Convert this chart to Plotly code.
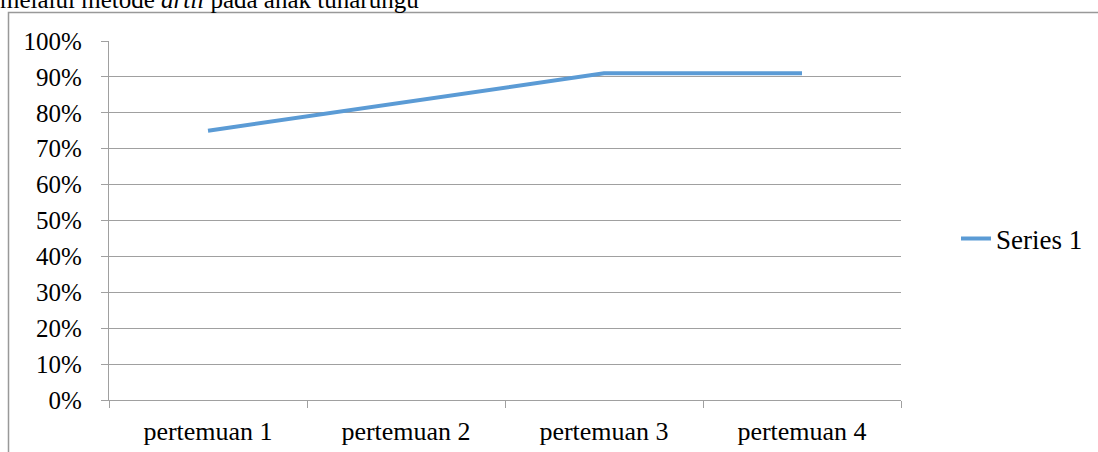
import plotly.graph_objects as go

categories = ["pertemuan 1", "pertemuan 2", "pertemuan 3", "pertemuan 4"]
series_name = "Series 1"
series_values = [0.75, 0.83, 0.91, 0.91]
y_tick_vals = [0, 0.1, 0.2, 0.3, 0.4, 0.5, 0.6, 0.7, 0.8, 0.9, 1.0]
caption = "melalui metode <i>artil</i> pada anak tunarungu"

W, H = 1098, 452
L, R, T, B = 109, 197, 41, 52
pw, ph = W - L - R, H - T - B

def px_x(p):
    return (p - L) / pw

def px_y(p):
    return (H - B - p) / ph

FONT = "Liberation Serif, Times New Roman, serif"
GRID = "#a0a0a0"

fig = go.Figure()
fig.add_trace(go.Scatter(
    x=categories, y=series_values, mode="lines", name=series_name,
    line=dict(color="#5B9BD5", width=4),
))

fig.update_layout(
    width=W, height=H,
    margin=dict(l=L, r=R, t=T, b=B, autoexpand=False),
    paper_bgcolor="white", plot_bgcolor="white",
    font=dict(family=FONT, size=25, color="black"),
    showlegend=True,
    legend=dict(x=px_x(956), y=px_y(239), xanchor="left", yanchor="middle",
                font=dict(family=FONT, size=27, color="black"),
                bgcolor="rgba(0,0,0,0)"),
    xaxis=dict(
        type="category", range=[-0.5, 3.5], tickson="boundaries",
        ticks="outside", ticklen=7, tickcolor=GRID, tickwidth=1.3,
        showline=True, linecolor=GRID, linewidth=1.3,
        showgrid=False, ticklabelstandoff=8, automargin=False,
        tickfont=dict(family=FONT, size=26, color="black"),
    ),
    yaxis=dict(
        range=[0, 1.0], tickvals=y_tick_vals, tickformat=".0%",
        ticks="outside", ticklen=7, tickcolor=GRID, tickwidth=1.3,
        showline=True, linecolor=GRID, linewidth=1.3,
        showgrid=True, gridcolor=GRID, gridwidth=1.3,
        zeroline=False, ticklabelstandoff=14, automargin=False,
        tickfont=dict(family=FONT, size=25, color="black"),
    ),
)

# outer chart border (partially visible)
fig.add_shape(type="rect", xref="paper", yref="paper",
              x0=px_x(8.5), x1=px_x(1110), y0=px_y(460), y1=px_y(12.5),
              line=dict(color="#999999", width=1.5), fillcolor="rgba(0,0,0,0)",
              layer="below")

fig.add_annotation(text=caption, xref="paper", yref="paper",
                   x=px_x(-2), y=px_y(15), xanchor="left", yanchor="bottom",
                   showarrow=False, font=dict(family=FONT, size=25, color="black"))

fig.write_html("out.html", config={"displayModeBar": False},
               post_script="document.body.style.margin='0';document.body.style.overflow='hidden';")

·····

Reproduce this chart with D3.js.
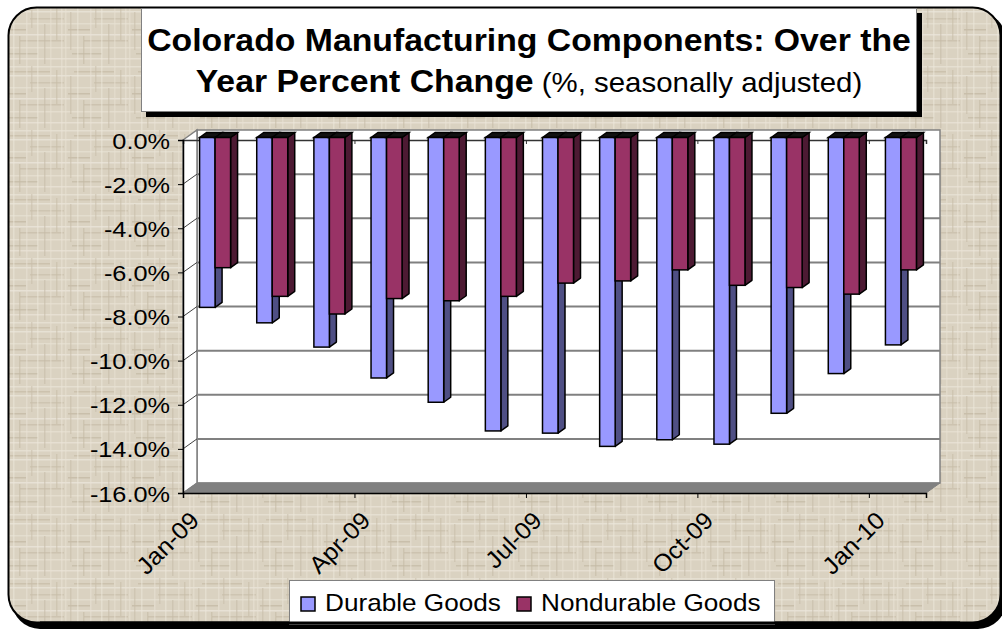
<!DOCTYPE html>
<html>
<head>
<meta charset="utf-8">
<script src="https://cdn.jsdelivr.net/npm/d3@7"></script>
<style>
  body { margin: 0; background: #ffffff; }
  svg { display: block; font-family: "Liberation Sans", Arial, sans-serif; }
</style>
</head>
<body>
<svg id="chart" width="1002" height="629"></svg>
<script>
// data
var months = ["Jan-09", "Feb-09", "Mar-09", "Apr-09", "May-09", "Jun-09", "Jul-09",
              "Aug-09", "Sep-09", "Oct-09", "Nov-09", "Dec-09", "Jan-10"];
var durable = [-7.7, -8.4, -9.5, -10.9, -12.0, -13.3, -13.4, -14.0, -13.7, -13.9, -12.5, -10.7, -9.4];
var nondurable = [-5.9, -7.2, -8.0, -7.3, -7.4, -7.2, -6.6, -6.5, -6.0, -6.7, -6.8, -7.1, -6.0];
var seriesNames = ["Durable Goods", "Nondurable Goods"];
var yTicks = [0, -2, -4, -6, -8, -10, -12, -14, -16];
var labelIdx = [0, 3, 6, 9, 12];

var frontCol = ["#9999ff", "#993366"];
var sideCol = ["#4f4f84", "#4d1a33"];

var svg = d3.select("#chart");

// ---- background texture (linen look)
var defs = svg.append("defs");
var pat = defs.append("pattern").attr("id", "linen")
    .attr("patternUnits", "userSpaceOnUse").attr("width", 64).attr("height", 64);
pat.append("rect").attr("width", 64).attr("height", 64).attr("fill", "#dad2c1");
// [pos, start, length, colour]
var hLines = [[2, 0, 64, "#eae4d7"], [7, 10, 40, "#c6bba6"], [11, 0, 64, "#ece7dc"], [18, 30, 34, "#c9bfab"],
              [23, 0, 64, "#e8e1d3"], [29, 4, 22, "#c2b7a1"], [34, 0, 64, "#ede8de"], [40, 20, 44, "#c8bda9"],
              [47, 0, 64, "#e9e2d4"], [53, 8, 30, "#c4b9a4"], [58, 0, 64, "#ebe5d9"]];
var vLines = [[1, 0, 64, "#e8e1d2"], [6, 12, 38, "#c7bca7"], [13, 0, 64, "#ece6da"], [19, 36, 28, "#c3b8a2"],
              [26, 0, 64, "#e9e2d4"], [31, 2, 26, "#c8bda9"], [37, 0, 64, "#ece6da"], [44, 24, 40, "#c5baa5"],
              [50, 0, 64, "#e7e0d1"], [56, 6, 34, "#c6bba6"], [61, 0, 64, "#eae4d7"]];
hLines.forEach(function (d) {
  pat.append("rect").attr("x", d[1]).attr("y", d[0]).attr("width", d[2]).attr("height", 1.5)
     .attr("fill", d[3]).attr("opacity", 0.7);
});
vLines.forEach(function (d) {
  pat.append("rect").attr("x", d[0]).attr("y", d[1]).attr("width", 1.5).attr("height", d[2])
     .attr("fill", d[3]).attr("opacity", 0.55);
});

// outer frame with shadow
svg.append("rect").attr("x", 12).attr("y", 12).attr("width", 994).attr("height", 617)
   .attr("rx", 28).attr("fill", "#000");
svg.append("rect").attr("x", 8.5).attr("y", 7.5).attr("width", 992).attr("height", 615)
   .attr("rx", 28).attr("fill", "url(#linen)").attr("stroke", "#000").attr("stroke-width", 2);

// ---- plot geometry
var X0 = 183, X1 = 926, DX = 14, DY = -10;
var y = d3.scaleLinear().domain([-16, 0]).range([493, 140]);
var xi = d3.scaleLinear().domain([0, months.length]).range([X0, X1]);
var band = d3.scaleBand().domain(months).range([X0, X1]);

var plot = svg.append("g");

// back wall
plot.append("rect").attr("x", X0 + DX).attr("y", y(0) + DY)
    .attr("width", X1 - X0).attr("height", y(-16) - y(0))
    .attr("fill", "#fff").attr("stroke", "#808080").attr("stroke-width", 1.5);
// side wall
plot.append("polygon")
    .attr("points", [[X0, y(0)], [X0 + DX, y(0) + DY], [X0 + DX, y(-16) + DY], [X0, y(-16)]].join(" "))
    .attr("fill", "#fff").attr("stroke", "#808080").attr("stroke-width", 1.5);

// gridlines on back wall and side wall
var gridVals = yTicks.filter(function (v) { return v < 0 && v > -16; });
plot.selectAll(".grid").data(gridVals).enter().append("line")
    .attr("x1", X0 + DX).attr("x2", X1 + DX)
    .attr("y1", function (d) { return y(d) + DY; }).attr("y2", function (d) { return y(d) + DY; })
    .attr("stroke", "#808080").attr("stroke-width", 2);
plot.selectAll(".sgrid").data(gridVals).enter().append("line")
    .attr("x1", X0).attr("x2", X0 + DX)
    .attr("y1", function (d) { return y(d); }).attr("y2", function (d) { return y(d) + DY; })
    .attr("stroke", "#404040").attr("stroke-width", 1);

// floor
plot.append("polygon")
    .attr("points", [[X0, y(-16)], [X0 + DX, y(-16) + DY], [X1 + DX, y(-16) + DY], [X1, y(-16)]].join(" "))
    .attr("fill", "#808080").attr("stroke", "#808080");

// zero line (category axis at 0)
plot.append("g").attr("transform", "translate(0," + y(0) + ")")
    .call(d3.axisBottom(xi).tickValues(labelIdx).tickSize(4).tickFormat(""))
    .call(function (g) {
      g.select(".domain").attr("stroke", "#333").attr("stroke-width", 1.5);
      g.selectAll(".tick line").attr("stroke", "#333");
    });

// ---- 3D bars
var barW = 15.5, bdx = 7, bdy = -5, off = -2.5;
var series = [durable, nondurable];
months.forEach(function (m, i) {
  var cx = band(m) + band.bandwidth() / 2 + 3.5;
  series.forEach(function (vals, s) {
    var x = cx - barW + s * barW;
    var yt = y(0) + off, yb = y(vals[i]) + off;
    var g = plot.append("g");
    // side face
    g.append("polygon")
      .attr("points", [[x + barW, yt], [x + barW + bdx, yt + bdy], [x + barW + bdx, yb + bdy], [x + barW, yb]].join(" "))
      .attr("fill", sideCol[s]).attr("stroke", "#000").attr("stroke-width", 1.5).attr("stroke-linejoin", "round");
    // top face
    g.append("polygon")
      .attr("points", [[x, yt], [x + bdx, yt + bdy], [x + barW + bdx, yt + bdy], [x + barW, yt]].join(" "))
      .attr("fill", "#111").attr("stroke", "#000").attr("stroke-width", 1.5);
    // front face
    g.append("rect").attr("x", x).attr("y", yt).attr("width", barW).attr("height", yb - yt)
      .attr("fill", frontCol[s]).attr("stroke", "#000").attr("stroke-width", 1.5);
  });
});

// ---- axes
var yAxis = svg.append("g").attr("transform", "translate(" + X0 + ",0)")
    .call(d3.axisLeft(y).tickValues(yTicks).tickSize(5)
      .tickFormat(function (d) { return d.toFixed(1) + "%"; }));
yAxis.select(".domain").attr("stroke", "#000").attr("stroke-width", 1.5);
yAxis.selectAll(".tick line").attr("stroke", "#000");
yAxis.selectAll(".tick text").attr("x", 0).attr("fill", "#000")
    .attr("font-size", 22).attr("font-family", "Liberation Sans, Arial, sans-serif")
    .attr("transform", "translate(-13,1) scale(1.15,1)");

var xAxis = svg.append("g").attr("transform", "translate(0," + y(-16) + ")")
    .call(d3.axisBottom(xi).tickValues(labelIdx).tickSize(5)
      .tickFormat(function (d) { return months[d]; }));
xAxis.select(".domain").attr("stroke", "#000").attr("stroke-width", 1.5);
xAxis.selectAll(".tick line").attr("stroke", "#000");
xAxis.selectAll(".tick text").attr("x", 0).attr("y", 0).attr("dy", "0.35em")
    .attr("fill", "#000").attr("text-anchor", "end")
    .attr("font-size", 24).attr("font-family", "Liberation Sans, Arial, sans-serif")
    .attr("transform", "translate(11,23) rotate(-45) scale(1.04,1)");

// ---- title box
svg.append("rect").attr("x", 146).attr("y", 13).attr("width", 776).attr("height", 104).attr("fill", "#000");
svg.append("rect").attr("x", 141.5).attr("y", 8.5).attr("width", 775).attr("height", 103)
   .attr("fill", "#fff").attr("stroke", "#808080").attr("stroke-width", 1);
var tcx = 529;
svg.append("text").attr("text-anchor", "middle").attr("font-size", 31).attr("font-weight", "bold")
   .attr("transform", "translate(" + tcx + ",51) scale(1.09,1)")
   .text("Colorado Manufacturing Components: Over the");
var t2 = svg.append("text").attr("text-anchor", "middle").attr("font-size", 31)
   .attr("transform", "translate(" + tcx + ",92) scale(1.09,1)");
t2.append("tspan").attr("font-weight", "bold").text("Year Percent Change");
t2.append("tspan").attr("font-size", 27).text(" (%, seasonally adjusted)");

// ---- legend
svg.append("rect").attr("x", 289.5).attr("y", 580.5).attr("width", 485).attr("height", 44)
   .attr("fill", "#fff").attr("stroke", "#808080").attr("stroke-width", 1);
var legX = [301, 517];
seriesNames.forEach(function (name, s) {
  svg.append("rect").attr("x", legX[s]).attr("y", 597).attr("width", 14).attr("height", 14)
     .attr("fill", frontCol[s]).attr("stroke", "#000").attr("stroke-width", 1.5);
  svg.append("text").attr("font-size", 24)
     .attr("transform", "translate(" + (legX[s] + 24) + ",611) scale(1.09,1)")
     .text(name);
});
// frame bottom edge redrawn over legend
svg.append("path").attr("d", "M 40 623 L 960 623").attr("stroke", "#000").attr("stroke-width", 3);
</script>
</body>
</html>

·····

(REQUIREMENT)
All lines above containing the string "this" are to be collected.

(FULL SOLUTION)
Convert this chart to Plotly code.
Reproduce this chart with D3.js.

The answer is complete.